Firm adds that 2019 profit remains in line with forecasts
Investors breathed a sigh of relief this morning after Galliford Try announced no further bad news in its latest trading update.
The firm has been forced into a restructuring at its construction business which will see around 350 jobs go by the end of this month while it has already said its full year results will be hit with £40m of exceptional items including £10m of restructuring costs as well as further losses on its schemes to build a road in Aberdeen and the Queensferry Crossing bridge near Edinburgh.
But the firm said pre-tax profit after exceptional items for the year to June remained in line with analysts’ forecasts of between £112.7m and £116.4m.
It said the cost-cutting at its construction business was now complete while the Aberdeen road, which was more than a year late after being hit by bad weather, problems with utility diversions and the collapse of one of its joint venture partners, Carillion, is now open.

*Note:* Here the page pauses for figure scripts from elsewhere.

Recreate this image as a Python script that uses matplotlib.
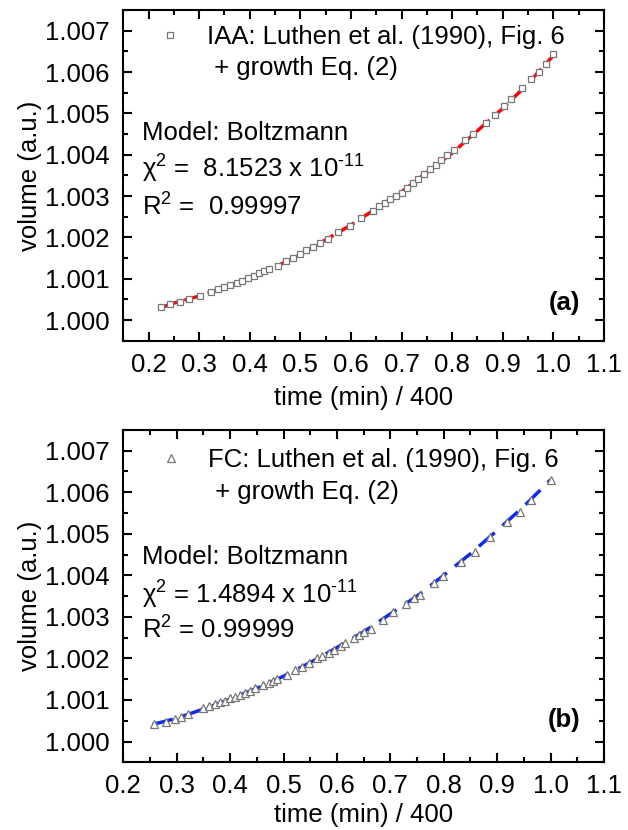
import matplotlib
matplotlib.use("Agg")
import matplotlib.pyplot as plt
from matplotlib.lines import Line2D
from matplotlib.ticker import MultipleLocator

plt.rcParams['font.family'] = ['Liberation Sans', 'DejaVu Sans']
plt.rcParams['mathtext.fontset'] = 'custom'
plt.rcParams['mathtext.rm'] = 'Liberation Sans'
plt.rcParams['mathtext.it'] = 'Liberation Sans:italic'

# IAA data (squares) and Boltzmann fit
iaa_t = [0.225, 0.243, 0.262, 0.280, 0.301, 0.323, 0.338, 0.350, 0.361, 0.375,
         0.385, 0.396, 0.408, 0.418, 0.429, 0.438, 0.455, 0.471, 0.485, 0.500,
         0.511, 0.525, 0.539, 0.555, 0.575, 0.598, 0.620, 0.643, 0.656, 0.668,
         0.678, 0.689, 0.701, 0.711, 0.723, 0.733, 0.745, 0.756, 0.768, 0.778,
         0.790, 0.804, 0.826, 0.841, 0.866, 0.885, 0.903, 0.916, 0.938, 0.956,
         0.972, 0.986, 1.000]
iaa_v = [1.00032, 1.00040, 1.00044, 1.00051, 1.00059, 1.00067, 1.00074, 1.00080,
         1.00085, 1.00090, 1.00095, 1.00101, 1.00107, 1.00113, 1.00118, 1.00123,
         1.00131, 1.00142, 1.00150, 1.00159, 1.00169, 1.00177, 1.00187, 1.00197,
         1.00212, 1.00227, 1.00246, 1.00263, 1.00275, 1.00284, 1.00292, 1.00300,
         1.00307, 1.00320, 1.00332, 1.00342, 1.00354, 1.00366, 1.00374, 1.00388,
         1.00399, 1.00412, 1.00435, 1.00451, 1.00477, 1.00497, 1.00517, 1.00534,
         1.00561, 1.00582, 1.00601, 1.00620, 1.00644]
iaa_fit_t = [0.225, 0.25, 0.30, 0.35, 0.40, 0.45, 0.50, 0.55, 0.60, 0.65, 0.70,
             0.75, 0.80, 0.85, 0.90, 0.95, 1.00]
iaa_fit_v = [1.00030, 1.00041, 1.00058, 1.00079, 1.00102, 1.00128, 1.00159,
             1.00194, 1.00230, 1.00270, 1.00310, 1.00357, 1.00404, 1.00458,
             1.00512, 1.00572, 1.00640]

# FC data (triangles) and Boltzmann fit
fc_t = [0.258, 0.280, 0.296, 0.308, 0.321, 0.349, 0.360, 0.371, 0.381, 0.390,
        0.400, 0.409, 0.419, 0.428, 0.437, 0.447, 0.462, 0.472, 0.481, 0.488,
        0.506, 0.522, 0.535, 0.547, 0.563, 0.572, 0.585, 0.594, 0.607, 0.616,
        0.632, 0.642, 0.651, 0.664, 0.686, 0.705, 0.730, 0.745, 0.755, 0.781,
        0.799, 0.832, 0.859, 0.887, 0.918, 0.943, 0.964, 1.000]
fc_v = [1.00043, 1.00048, 1.00055, 1.00060, 1.00066, 1.00080, 1.00085, 1.00090,
        1.00094, 1.00098, 1.00104, 1.00108, 1.00113, 1.00117, 1.00122, 1.00128,
        1.00137, 1.00141, 1.00146, 1.00150, 1.00161, 1.00172, 1.00180, 1.00188,
        1.00200, 1.00207, 1.00214, 1.00220, 1.00231, 1.00236, 1.00249, 1.00257,
        1.00263, 1.00272, 1.00293, 1.00311, 1.00331, 1.00345, 1.00353, 1.00381,
        1.00399, 1.00433, 1.00457, 1.00492, 1.00528, 1.00553, 1.00582, 1.00630]
fc_fit_t = [0.255, 0.30, 0.35, 0.40, 0.45, 0.50, 0.55, 0.60, 0.65, 0.70, 0.75,
            0.80, 0.85, 0.90, 0.95, 1.00]
fc_fit_v = [1.00041, 1.00056, 1.00078, 1.00102, 1.00128, 1.00157, 1.00190,
            1.00226, 1.00264, 1.00307, 1.00350, 1.00400, 1.00452, 1.00508,
            1.00566, 1.00630]

yticks = [1.000, 1.001, 1.002, 1.003, 1.004, 1.005, 1.006, 1.007]
xticks = [0.2, 0.3, 0.4, 0.5, 0.6, 0.7, 0.8, 0.9, 1.0, 1.1]

fig = plt.figure(figsize=(6.28, 8.30), dpi=100)
ax1 = fig.add_axes([0.1963, 0.5895, 0.7654, 0.3984])
ax2 = fig.add_axes([0.1963, 0.0816, 0.7654, 0.4004])

FS = 18.5


def style(ax, xmin, xpad):
    ax.set_xlim(xmin, 1.1)
    ax.set_ylim(0.9995, 1.0075)
    ax.set_xticks(xticks)
    ax.set_yticks(yticks)
    ax.set_xticklabels([f"{t:.1f}" for t in xticks])
    ax.set_yticklabels([f"{t:.3f}" for t in yticks])
    ax.xaxis.set_minor_locator(MultipleLocator(0.05))
    ax.yaxis.set_minor_locator(MultipleLocator(0.0005))
    ax.tick_params(which='both', direction='in', top=True, right=True,
                   width=1.5, labelsize=FS)
    ax.tick_params(which='major', length=6.5)
    ax.tick_params(which='minor', length=3.6)
    ax.tick_params(axis='x', pad=8.5)
    ax.tick_params(axis='y', pad=10)
    for s in ax.spines.values():
        s.set_linewidth(1.5)
    ax.set_xlabel('time (min) / 400', fontsize=FS, labelpad=xpad)
    ax.set_ylabel('volume (a.u.)', fontsize=FS, labelpad=2)


# panel (a)
ax1.plot(iaa_fit_t, iaa_fit_v, color='red', lw=2.5, dashes=(5, 2), zorder=2)
pts1, = ax1.plot(iaa_t, iaa_v, ls='none', marker='s', ms=4.8, mfc='white',
                 mec='#777777', mew=0.9, zorder=3)
style(ax1, 0.15, 7)
ax1.legend([pts1, Line2D([], [], ls='none')],
           ['IAA: Luthen et al. (1990), Fig. 6', ' + growth Eq. (2)'],
           loc='upper left', bbox_to_anchor=(0.070, 0.956), frameon=False,
           fontsize=FS, borderpad=0, borderaxespad=0, handlelength=1.0,
           handletextpad=0.95, labelspacing=0.3)
ax1.text(0.038, 0.628, 'Model: Boltzmann', transform=ax1.transAxes,
         fontsize=FS, va='center')
ax1.text(0.038, 0.520, r'χ$^{2}$ =  8.1523 x 10$^{\text{-}11}$',
         transform=ax1.transAxes, fontsize=FS, va='center')
ax1.text(0.038, 0.405, r'R$^{2}$ =  0.99997', transform=ax1.transAxes,
         fontsize=FS, va='center')
ax1.text(0.950, 0.114, '(a)', transform=ax1.transAxes, fontsize=FS,
         fontweight='bold', ha='right', va='center')

# panel (b)
ax2.plot(fc_fit_t, fc_fit_v, color='#0a2cf0', lw=2.5, dashes=(6, 3), zorder=2)
pts2, = ax2.plot(fc_t, fc_v, ls='none', marker='^', ms=5.6, mfc='white',
                 mec='#777777', mew=0.9, zorder=3)
style(ax2, 0.2, 3.5)
ax2.legend([pts2, Line2D([], [], ls='none')],
           ['FC: Luthen et al. (1990), Fig. 6', ' + growth Eq. (2)'],
           loc='upper left', bbox_to_anchor=(0.073, 0.945), frameon=False,
           fontsize=FS, borderpad=0, borderaxespad=0, handlelength=1.0,
           handletextpad=0.95, labelspacing=0.3)
ax2.text(0.038, 0.618, 'Model: Boltzmann', transform=ax2.transAxes,
         fontsize=FS, va='center')
ax2.text(0.038, 0.504, r'χ$^{2}$ = 1.4894 x 10$^{\text{-}11}$',
         transform=ax2.transAxes, fontsize=FS, va='center')
ax2.text(0.038, 0.399, r'R$^{2}$ = 0.99999', transform=ax2.transAxes,
         fontsize=FS, va='center')
ax2.text(0.950, 0.127, '(b)', transform=ax2.transAxes, fontsize=FS,
         fontweight='bold', ha='right', va='center')

fig.savefig('out.png', dpi=100, facecolor='white')
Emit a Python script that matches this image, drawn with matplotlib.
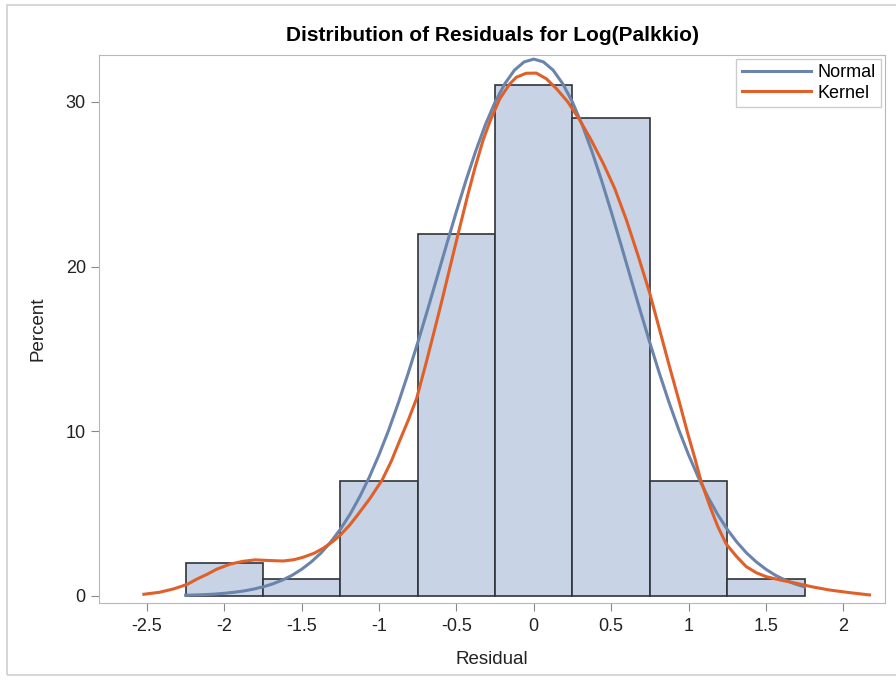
import matplotlib
matplotlib.use("Agg")
import matplotlib.pyplot as plt
from matplotlib.patches import Rectangle
from matplotlib.ticker import FuncFormatter

plt.rcParams['font.family'] = ['Liberation Sans', 'DejaVu Sans']

# histogram: bin midpoints and percent per bin
bin_mid = [-2.0, -1.5, -1.0, -0.5, 0.0, 0.5, 1.0, 1.5]
bin_pct = [2, 1, 7, 22, 31, 29, 7, 1]
bin_width = 0.5

# fitted normal curve
norm_x = [-2.25, -2.1875, -2.125, -2.0625, -2.0, -1.9375, -1.875, -1.8125,
          -1.75, -1.6875, -1.625, -1.5625, -1.5, -1.4375, -1.375, -1.3125,
          -1.25, -1.1875, -1.125, -1.0625, -1.0, -0.9375, -0.875, -0.8125,
          -0.75, -0.6875, -0.625, -0.5625, -0.5, -0.4375, -0.375, -0.3125,
          -0.25, -0.1875, -0.125, -0.0625, 0.0,
          0.0625, 0.125, 0.1875, 0.25, 0.3125, 0.375, 0.4375, 0.5,
          0.5625, 0.625, 0.6875, 0.75, 0.8125, 0.875, 0.9375, 1.0,
          1.0625, 1.125, 1.1875, 1.25, 1.3125, 1.375, 1.4375, 1.5,
          1.5625, 1.625, 1.6875, 1.75]
norm_y = [0.04, 0.06, 0.08, 0.11, 0.16, 0.22, 0.30, 0.41,
          0.55, 0.73, 0.96, 1.25, 1.62, 2.07, 2.61, 3.27,
          4.05, 4.96, 6.02, 7.22, 8.58, 10.08, 11.73, 13.50,
          15.38, 17.34, 19.35, 21.37, 23.35, 25.25, 27.02, 28.62,
          29.99, 31.10, 31.93, 32.43, 32.6,
          32.43, 31.93, 31.10, 29.99, 28.62, 27.02, 25.25, 23.35,
          21.37, 19.35, 17.34, 15.38, 13.50, 11.73, 10.08, 8.58,
          7.22, 6.02, 4.96, 4.05, 3.27, 2.61, 2.07, 1.62,
          1.25, 0.96, 0.73, 0.55]

# kernel density curve
kern_x = [-2.52, -2.42, -2.33, -2.24, -2.18, -2.11, -2.05, -1.96, -1.88,
          -1.8, -1.71, -1.62, -1.55, -1.49, -1.42, -1.36, -1.3, -1.25,
          -1.19, -1.14, -1.06, -0.98, -0.92, -0.868, -0.81, -0.757, -0.7,
          -0.64, -0.592, -0.525, -0.478, -0.428, -0.38, -0.327, -0.28,
          -0.219, -0.155, -0.112, -0.05, 0.017, 0.082, 0.147, 0.22, 0.297,
          0.37, 0.447, 0.523, 0.598, 0.673, 0.749, 0.815, 0.878, 0.94,
          0.997, 1.04, 1.08, 1.14, 1.19, 1.244, 1.31, 1.373, 1.44, 1.502,
          1.6, 1.696, 1.8, 1.911, 2.04, 2.17]
kern_y = [0.10, 0.22, 0.42, 0.70, 1.01, 1.32, 1.62, 1.94, 2.10,
          2.19, 2.15, 2.12, 2.20, 2.35, 2.59, 2.90, 3.3, 3.7,
          4.3, 4.9, 5.9, 7.04, 8.2, 9.4, 10.7, 12.0, 14.0,
          16.2, 18.0, 20.6, 22.4, 24.3, 26.0, 27.7, 28.9,
          30.2, 31.1, 31.5, 31.74, 31.75, 31.4, 30.8, 30.0, 28.9,
          27.7, 26.3, 24.75, 22.85, 20.7, 18.4, 16.1, 13.9, 11.8,
          9.8, 8.4, 7.0, 5.4, 4.2, 3.15, 2.4, 1.78, 1.4, 1.17,
          0.95, 0.77, 0.55, 0.36, 0.2, 0.06]

x_ticks = [-2.5, -2, -1.5, -1, -0.5, 0, 0.5, 1, 1.5, 2]
y_ticks = [0, 10, 20, 30]

fig = plt.figure(figsize=(8.96, 6.8), dpi=100)
fig.patches.append(Rectangle((7/896, 5/680), 1.0, 670/680, transform=fig.transFigure,
                             fill=False, edgecolor='#d0d0d0', linewidth=1.2))
ax = fig.add_axes([99/896, 1 - 603/680, 786/896, 548/680])

ax.bar(bin_mid, bin_pct, width=bin_width, color='#c8d4e6', edgecolor='#303438',
       linewidth=1.2, zorder=2)
ax.plot(norm_x, norm_y, color='#6a84ab', linewidth=2.2, label='Normal', zorder=3)
ax.plot(kern_x, kern_y, color='#e0602a', linewidth=2.2, label='Kernel', zorder=4)

ax.set_xlim(-2.81, 2.27)
ax.set_ylim(-0.43, 32.85)
ax.set_xticks(x_ticks)
ax.set_yticks(y_ticks)
ax.xaxis.set_major_formatter(FuncFormatter(lambda v, p: '%g' % v))

for s in ax.spines.values():
    s.set_color('#b8b8b8')
ax.tick_params(colors='#888888', labelcolor='#222222', labelsize=13, length=6)
ax.tick_params(axis='x', pad=5)

ax.set_xlabel('Residual', fontsize=13.5, color='#222222', labelpad=11)
ax.set_ylabel('Percent', fontsize=13.5, color='#222222', labelpad=14)
ax.set_title('Distribution of Residuals for Log(Palkkio)', fontsize=15,
             fontweight='bold', pad=10)

leg = ax.legend(loc='upper right', fontsize=13, handlelength=3.8, fancybox=False,
                borderaxespad=0.2, handletextpad=0.4, labelspacing=0.2,
                borderpad=0.3)
leg.get_frame().set_edgecolor('#c0c0c0')
leg.get_frame().set_linewidth(1.0)

fig.savefig('out.png', dpi=100)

It said its Linden Homes business, subject of a rejected takeover bid by Bovis in the spring, completed 3,229 homes – down from last year’s 3,442 – but margins remained strong. The partnerships business also made “excellent progress” growing margins, the firm added.
Galliford Try has said it will reduce the amount of work its construction business does by nearly a quarter.
In future, the division will just focus on buildings, water infrastructure and highways.
The firm said a reduction in its construction arm’s revenue to £1.3bn will generate savings of £15m a year from 2021 and help push it towards a 2% margin in 2021. Last year, construction, the group’s biggest division, had revenues of £1.7bn with just over £1bn coming from buildings and the rest from infrastructure.
Galliford Try is due to announce its full year results on 11 September.